◆ **To do**: Nothing outside the lines from the one containing "Write the TikZ code for this diagram." through the one containing "(1260,218) .. controls" should be copied, and no pictures either. Copy those lines exactly.

(Records with drawing code)
-=-=-=-=-

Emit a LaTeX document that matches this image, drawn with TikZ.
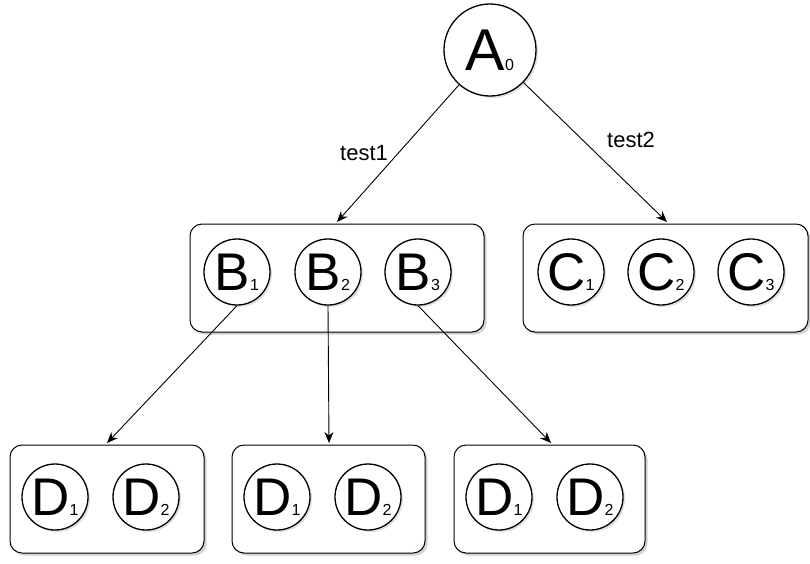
\documentclass[tikz,border=0pt]{standalone}
\usepackage{fontspec}
\setmainfont{Liberation Sans}
\usetikzlibrary{arrows.meta,shadows}
\begin{document}
\begin{tikzpicture}[x=1pt,y=-1pt,
  grp/.style={draw=black,line width=1pt,rounded corners=12pt,fill=white,
    drop shadow={shadow xshift=2.5pt,shadow yshift=-2.5pt,opacity=0.3,fill=black!60}},
  st/.style={draw=black,line width=1.3pt,circle,fill=white,minimum size=66pt,inner sep=0pt,
    drop shadow={shadow xshift=2pt,shadow yshift=-2pt,opacity=0.2,fill=black!60}},
  arr/.style={-{Stealth[length=11pt,width=9pt]},line width=0.9pt},
  lbl/.style={font=\fontsize{22}{22}\selectfont,inner sep=0pt}
]
\useasboundingbox (0,0) rectangle (810,563);
\newcommand{\st}[2]{{\fontsize{53}{53}\selectfont #1}{\fontsize{16}{16}\selectfont #2}}
% top node
\node[st,minimum size=92pt] (A) at (490,50) {{\fontsize{59}{59}\selectfont A}{\fontsize{16}{16}\selectfont 0}};
% group boxes
\path[grp] (190,224) rectangle (484,332);
\path[grp] (523,224) rectangle (808,332);
\path[grp] (10,445) rectangle (204,553);
\path[grp] (232,445) rectangle (425,553);
\path[grp] (454,445) rectangle (645,553);
% box top coordinates
\coordinate (Bt) at (337,222);
\coordinate (Ct) at (667,222);
\coordinate (D1t) at (107,443);
\coordinate (D2t) at (329,443);
\coordinate (D3t) at (551,443);
% B states
\node[st] (B1) at (237,272) {\st{B}{1}};
\node[st] (B2) at (328,272) {\st{B}{2}};
\node[st] (B3) at (418,272) {\st{B}{3}};
% C states
\node[st] (C1) at (571,272) {\st{C}{1}};
\node[st] (C2) at (661,272) {\st{C}{2}};
\node[st] (C3) at (751,272) {\st{C}{3}};
% D states
\node[st] (Da1) at (55,497) {\st{D}{1}};
\node[st] (Da2) at (146,497) {\st{D}{2}};
\node[st] (Db1) at (277,497) {\st{D}{1}};
\node[st] (Db2) at (368,497) {\st{D}{2}};
\node[st] (Dc1) at (499,497) {\st{D}{1}};
\node[st] (Dc2) at (590,497) {\st{D}{2}};
% connectors
\draw[arr] (A) -- (Bt);
\draw[arr] (A) -- (Ct);
\draw[arr] (B1.south) -- (D1t);
\draw[arr] (B2.south) -- (D2t);
\draw[arr] (B3.south) -- (D3t);
% labels
\node[lbl] (t1) at (364,153) {test1};
\node[lbl] (t2) at (631,140) {test2};
\end{tikzpicture}
\end{document}
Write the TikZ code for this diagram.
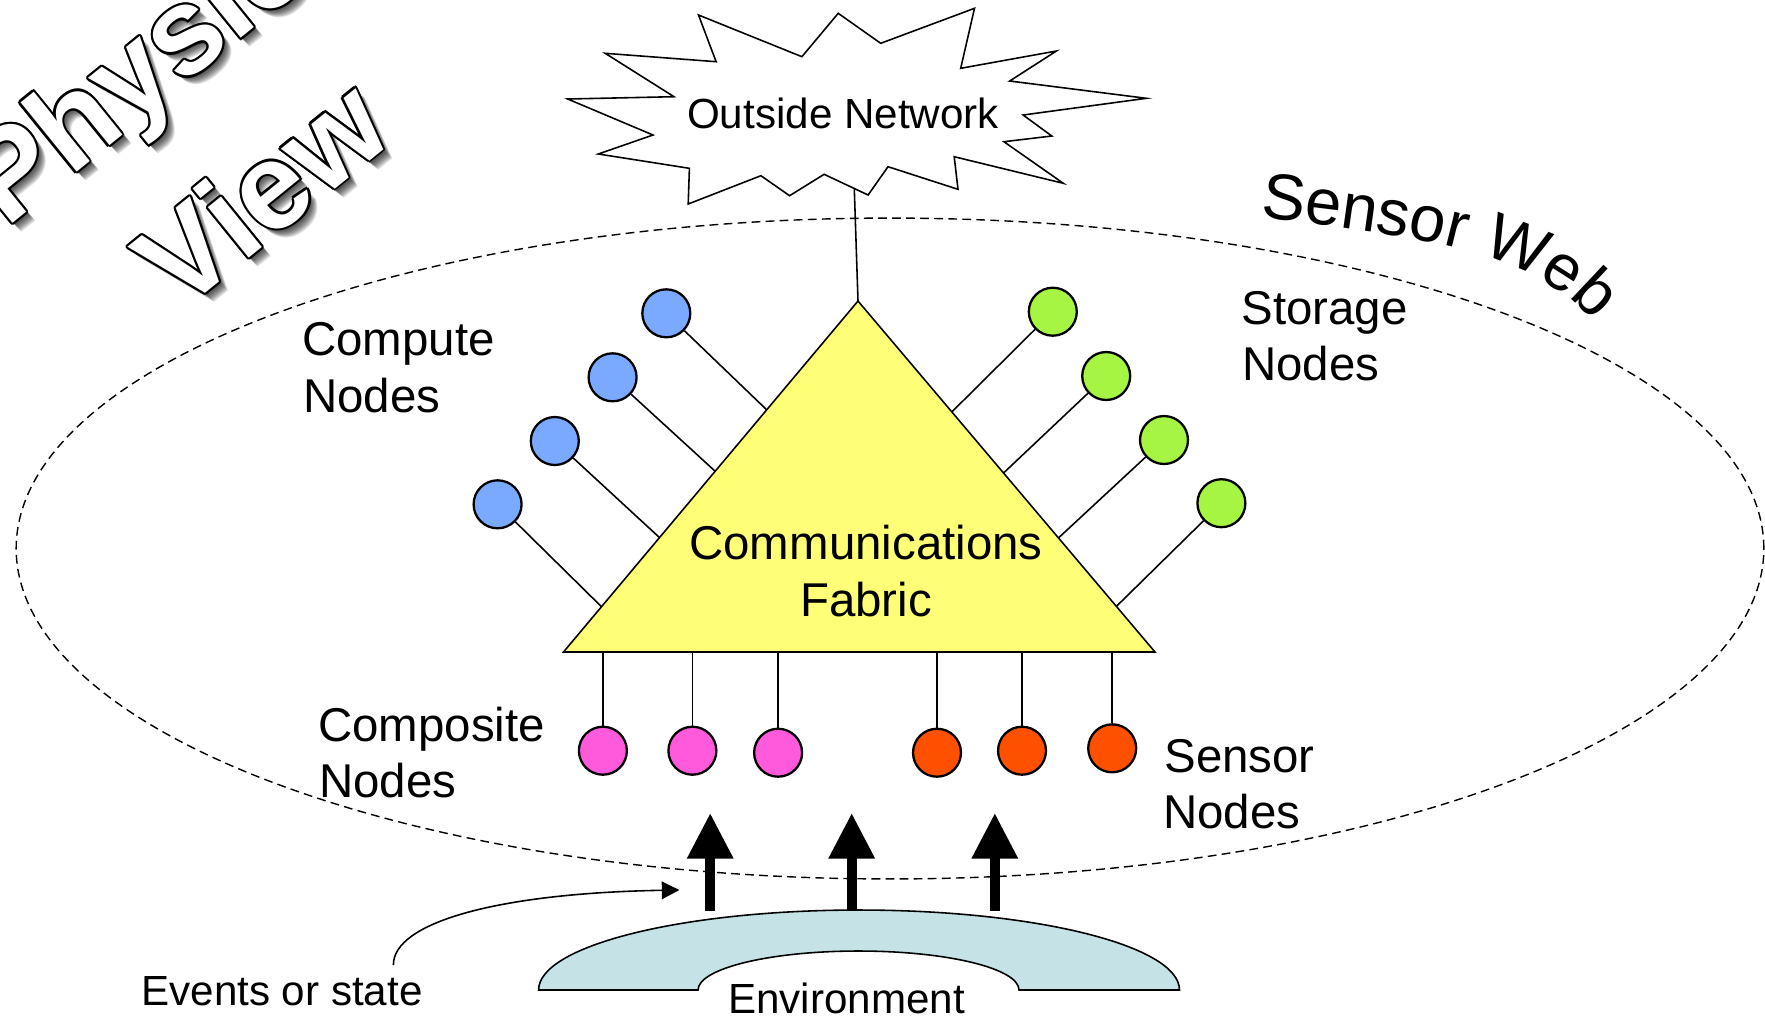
\documentclass[tikz,border=0pt]{standalone}
\usepackage{fontspec}
\setmainfont{Liberation Sans}
\usetikzlibrary{arrows.meta,calc,decorations.text,backgrounds}

\definecolor{computeblue}{RGB}{122,170,255}
\definecolor{storagegreen}{RGB}{166,245,66}
\definecolor{compositepink}{RGB}{255,90,220}
\definecolor{sensororange}{RGB}{255,80,0}
\definecolor{fabricyellow}{RGB}{255,255,119}
\definecolor{envblue}{RGB}{197,227,230}

\newcommand\lblfont{\fontsize{27}{30}\selectfont}
\newcommand\fabfont{\fontsize{27}{32.3}\selectfont}
\newcommand\smallfont{\fontsize{24}{28}\selectfont}
\newcommand\webfont{\fontsize{37}{42}\selectfont}
\newcommand\ttlfont{\bfseries\fontsize{70}{84}\selectfont}

\begin{document}
\begin{tikzpicture}[x=0.02cm,y=-0.02cm,
  nodeball/.style={circle,draw=black,line width=1.3pt,minimum size=27.3pt,inner sep=0pt},
  link/.style={line width=0.9pt},
  lbl/.style={anchor=base west,inner sep=0pt,font=\lblfont},
  smalltxt/.style={inner sep=0pt,font=\smallfont},
  ttl/.style={rotate=39,anchor=base west,inner sep=0pt,font=\ttlfont},
  bigarrow/.style={line width=5.7pt,-{Triangle[length=26pt,width=25pt]}},
  webline/.style={line width=0.8pt,dash pattern=on 5pt off 3pt}]

\useasboundingbox (0,0) rectangle (1765,1019);
\begin{pgfonlayer}{background}
  \fill[white] (0,0) rectangle (1765,1019);
\end{pgfonlayer}
\clip (0,0) rectangle (1765,1019);

% ---------- title "Physical View" ----------
\coordinate (pv1) at (6,229);
\coordinate (pv2) at (180,314);
\foreach \s in {2,...,9} {
  \node[ttl,text=black,opacity=0.13] (pvsA\s) at ($(pv1)+(\s,\s)$) {Physical};
  \node[ttl,text=black,opacity=0.13] (pvsB\s) at ($(pv2)+(\s,\s)$) {View};
}
\foreach \a in {0,30,...,330} {
  \node[ttl,text=black] (pvoA\a) at ($(pv1)+(\a:2.2)$) {Physical};
  \node[ttl,text=black] (pvoB\a) at ($(pv2)+(\a:2.2)$) {View};
}
\node[ttl,text=white] (physical) at (pv1) {Physical};
\node[ttl,text=white] (view) at (pv2) {View};

% ---------- sensor web boundary ----------
\draw[webline] (890,548.5) ellipse [x radius=17.48cm, y radius=6.61cm];
\path[decorate,decoration={text along path,text align=left,
  text={|\webfont|Sensor Web}}]
  (1260,218) .. controls (1430,236) and (1545,255) .. (1602,332);

% ---------- outside network ----------
\draw[fill=white,line width=0.9pt,line join=miter]
  (567.7,99) -- (674,96.7) -- (605.2,53.3) -- (716.1,61.7) -- (698.5,15)
  -- (801.9,56.7) -- (838.2,13.3) -- (880.7,43.3) -- (974.5,8.3)
  -- (960.7,68.3) -- (1056.4,51) -- (1009.7,81) -- (1146.3,98.3)
  -- (1023.1,115) -- (1051.8,136) -- (1003.9,141.7) -- (1063.3,183.3)
  -- (954.2,156.7) -- (958,189.3) -- (888,166.7) -- (868.1,195)
  -- (824.1,174.3) -- (789.6,195.7) -- (760.9,175.7) -- (688.2,204)
  -- (689.4,168.3) -- (598.3,154) -- (653,135) -- cycle;
\node[smalltxt,anchor=base] (outnet) at (843,128) {Outside Network};
\coordinate (netport) at (854,180);

% ---------- communications fabric ----------
\coordinate (tA) at (858,301);
\coordinate (tL) at (563.5,652);
\coordinate (tR) at (1155,652);
\draw[fill=fabricyellow,line width=0.9pt,line join=miter] (tA) -- (tL) -- (tR) -- cycle;
\node[font=\fabfont,align=center,inner sep=0pt] (fabric) at (866,571) {Communications\\Fabric};

% ---------- node balls ----------
\node[nodeball,fill=computeblue] (cp1) at (666.3,313.3) {};
\node[nodeball,fill=computeblue] (cp2) at (612.6,377.3) {};
\node[nodeball,fill=computeblue] (cp3) at (554.8,441) {};
\node[nodeball,fill=computeblue] (cp4) at (497.6,504.3) {};
\node[nodeball,fill=storagegreen] (st1) at (1052.8,311.7) {};
\node[nodeball,fill=storagegreen] (st2) at (1106.2,376) {};
\node[nodeball,fill=storagegreen] (st3) at (1164,440) {};
\node[nodeball,fill=storagegreen] (st4) at (1221.4,503.2) {};
\node[nodeball,fill=compositepink] (cm1) at (602.9,750.7) {};
\node[nodeball,fill=compositepink] (cm2) at (692.4,750.7) {};
\node[nodeball,fill=compositepink] (cm3) at (778.1,752.7) {};
\node[nodeball,fill=sensororange] (sn1) at (937,752.7) {};
\node[nodeball,fill=sensororange] (sn2) at (1022,750.7) {};
\node[nodeball,fill=sensororange] (sn3) at (1112.2,748.3) {};

\begin{pgfonlayer}{background}
  \draw[link] (netport) -- (tA);
  \foreach \c/\t in {cp1/0.69,cp2/0.515,cp3/0.326,cp4/0.129}
    \draw[link] (\c) -- ($(tL)!\t!(tA)$);
  \foreach \c/\t in {st1/0.684,st2/0.51,st3/0.325,st4/0.13}
    \draw[link] (\c) -- ($(tR)!\t!(tA)$);
  \foreach \c in {cm1,cm2,cm3,sn1,sn2,sn3} \draw[link] (\c) -- (\c |- tL);
\end{pgfonlayer}

% ---------- labels ----------
\node[lbl] (computeA) at (302,355) {Compute};
\node[lbl] (computeB) at (303,412) {Nodes};
\node[lbl] (storageA) at (1241,324) {Storage};
\node[lbl] (storageB) at (1242,380) {Nodes};
\node[lbl] (compositeA) at (318,741) {Composite};
\node[lbl] (compositeB) at (319,797) {Nodes};
\node[lbl] (sensorA) at (1164,772) {Sensor};
\node[lbl] (sensorB) at (1163,828) {Nodes};

% ---------- environment ----------
\draw[fill=envblue,line width=0.9pt]
  (538.6,990) arc[start angle=180,end angle=0,x radius=6.41cm,y radius=1.6cm]
  -- (1019,990) arc[start angle=0,end angle=180,x radius=3.21cm,y radius=0.78cm]
  -- cycle;
\node[smalltxt,anchor=base] (envlabel) at (846.5,1013) {Environment};
\node[smalltxt,anchor=base west] (events) at (141,1005) {Events or state};

\coordinate (up1s) at (710.2,911);
\coordinate (up1e) at (710.2,813);
\coordinate (up2s) at (851.7,910);
\coordinate (up2e) at (851.7,813);
\coordinate (up3s) at (994.8,911);
\coordinate (up3e) at (994.8,813);
\draw[bigarrow] (up1s) -- (up1e);
\draw[bigarrow] (up2s) -- (up2e);
\draw[bigarrow] (up3s) -- (up3e);

\coordinate (evstart) at (393.4,965);
\coordinate (evtip) at (679.4,890);
\draw[line width=0.9pt,-{Triangle[length=10pt,width=10pt]}]
  (evstart) .. controls (393,922) and (500,893) .. (evtip);
\end{tikzpicture}
\end{document}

-=-=-=-=-

◆ **Task output**:
Write the TikZ code for this diagram.
\documentclass[tikz,border=0pt]{standalone}
\usepackage{fontspec}
\setmainfont{Liberation Sans}
\usetikzlibrary{arrows.meta,calc,decorations.text,backgrounds}

\definecolor{computeblue}{RGB}{122,170,255}
\definecolor{storagegreen}{RGB}{166,245,66}
\definecolor{compositepink}{RGB}{255,90,220}
\definecolor{sensororange}{RGB}{255,80,0}
\definecolor{fabricyellow}{RGB}{255,255,119}
\definecolor{envblue}{RGB}{197,227,230}

\newcommand\lblfont{\fontsize{27}{30}\selectfont}
\newcommand\fabfont{\fontsize{27}{32.3}\selectfont}
\newcommand\smallfont{\fontsize{24}{28}\selectfont}
\newcommand\webfont{\fontsize{37}{42}\selectfont}
\newcommand\ttlfont{\bfseries\fontsize{70}{84}\selectfont}

\begin{document}
\begin{tikzpicture}[x=0.02cm,y=-0.02cm,
  nodeball/.style={circle,draw=black,line width=1.3pt,minimum size=27.3pt,inner sep=0pt},
  link/.style={line width=0.9pt},
  lbl/.style={anchor=base west,inner sep=0pt,font=\lblfont},
  smalltxt/.style={inner sep=0pt,font=\smallfont},
  ttl/.style={rotate=39,anchor=base west,inner sep=0pt,font=\ttlfont},
  bigarrow/.style={line width=5.7pt,-{Triangle[length=26pt,width=25pt]}},
  webline/.style={line width=0.8pt,dash pattern=on 5pt off 3pt}]

\useasboundingbox (0,0) rectangle (1765,1019);
\begin{pgfonlayer}{background}
  \fill[white] (0,0) rectangle (1765,1019);
\end{pgfonlayer}
\clip (0,0) rectangle (1765,1019);

% ---------- title "Physical View" ----------
\coordinate (pv1) at (6,229);
\coordinate (pv2) at (180,314);
\foreach \s in {2,...,9} {
  \node[ttl,text=black,opacity=0.13] (pvsA\s) at ($(pv1)+(\s,\s)$) {Physical};
  \node[ttl,text=black,opacity=0.13] (pvsB\s) at ($(pv2)+(\s,\s)$) {View};
}
\foreach \a in {0,30,...,330} {
  \node[ttl,text=black] (pvoA\a) at ($(pv1)+(\a:2.2)$) {Physical};
  \node[ttl,text=black] (pvoB\a) at ($(pv2)+(\a:2.2)$) {View};
}
\node[ttl,text=white] (physical) at (pv1) {Physical};
\node[ttl,text=white] (view) at (pv2) {View};

% ---------- sensor web boundary ----------
\draw[webline] (890,548.5) ellipse [x radius=17.48cm, y radius=6.61cm];
\path[decorate,decoration={text along path,text align=left,
  text={|\webfont|Sensor Web}}]
  (1260,218) .. controls (1430,236) and (1545,255) .. (1602,332);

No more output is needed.